As the research developed, so did the relationships within it. Whakapapa connections between participants who carry both Māori and First Nations Australian ancestry have carried the Pouhine across Te Moana Nui a Kiwa. A wānanga is being held this weekend in Australia with wāhine from gang whānau, with the programme’s ancestral teachings travelling through whakapapa that was always there.

The wāhine have been up front about why their stories must travel.

"Our gang whānau are everywhere and some of us whakapapa to both Aotearoa and First Nations Australia. But no matter where we are, our stories need to be told."

"The INIHKD conferences are a wonderful opportunity to really share about how we live our lives and the way we are often treated by those who occupy our stolen whenua."

Research findings are due for release in August 2026. The project builds on Te Whāriki's presentation at the INIHKD Reclaiming Indigenous Ecologies of Love Conference in Albuquerque, New Mexico in 2025. There, wāhine gang whānau leaders took the international stage for the first time at a gathering of this scale, centring pūrākau as the primary form of knowledge sharing alongside an international audience of Indigenous health scholars, researchers, and practitioners.
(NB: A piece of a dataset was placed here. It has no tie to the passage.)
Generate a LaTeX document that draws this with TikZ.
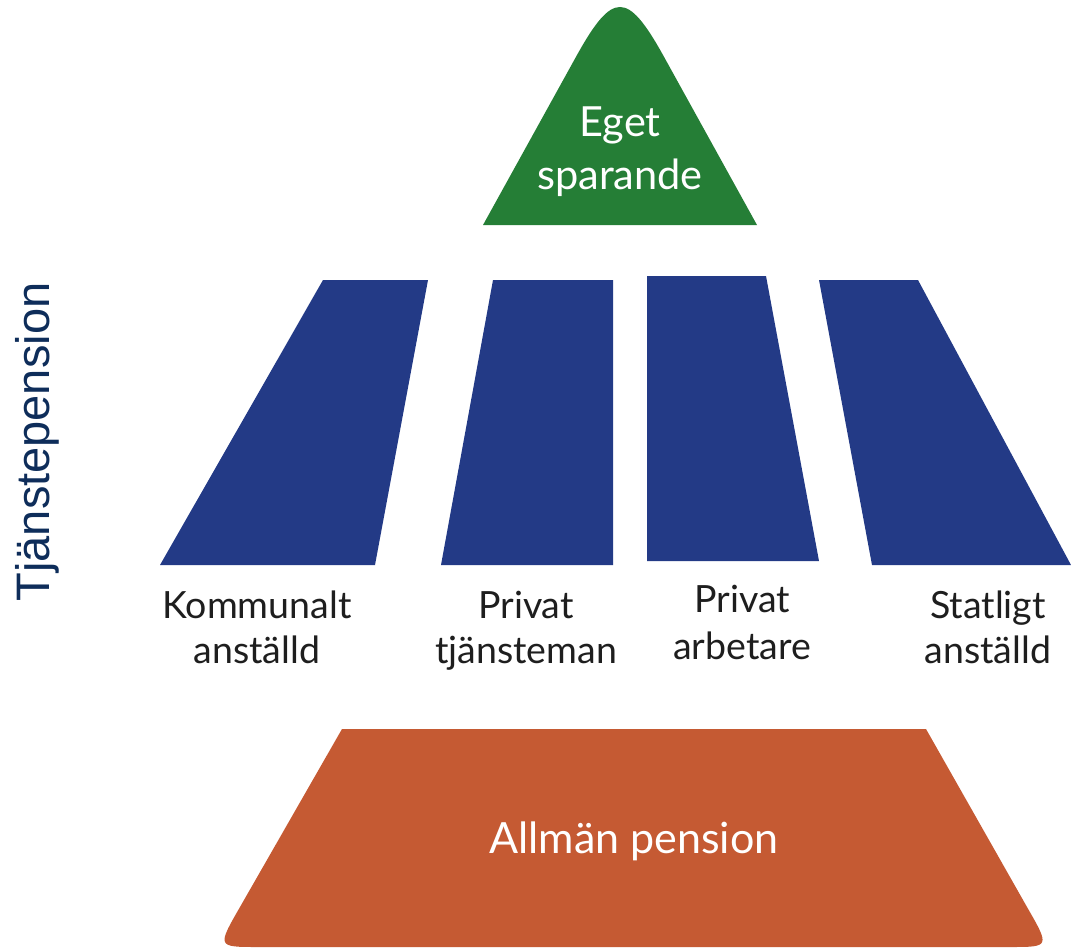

The research and its findings have been accepted for centre stage at the Reclaiming Indigenous Ecologies of Love for Future Generations (RIEL) gathering hosted by INIHKD in Rarotonga, Cook Islands, from 9 to 13 November 2026. The gathering brings together Indigenous communities from Aotearoa, Australia, Hawai'i, the Pacific, and North America, centring Indigenous health and healing, environmental and ecological systems, and the relationship between ancestral knowledge and advanced technologies. For the wāhine in this research, Rarotonga is not a destination. It is the next room in a much longer conversation they have always been leading.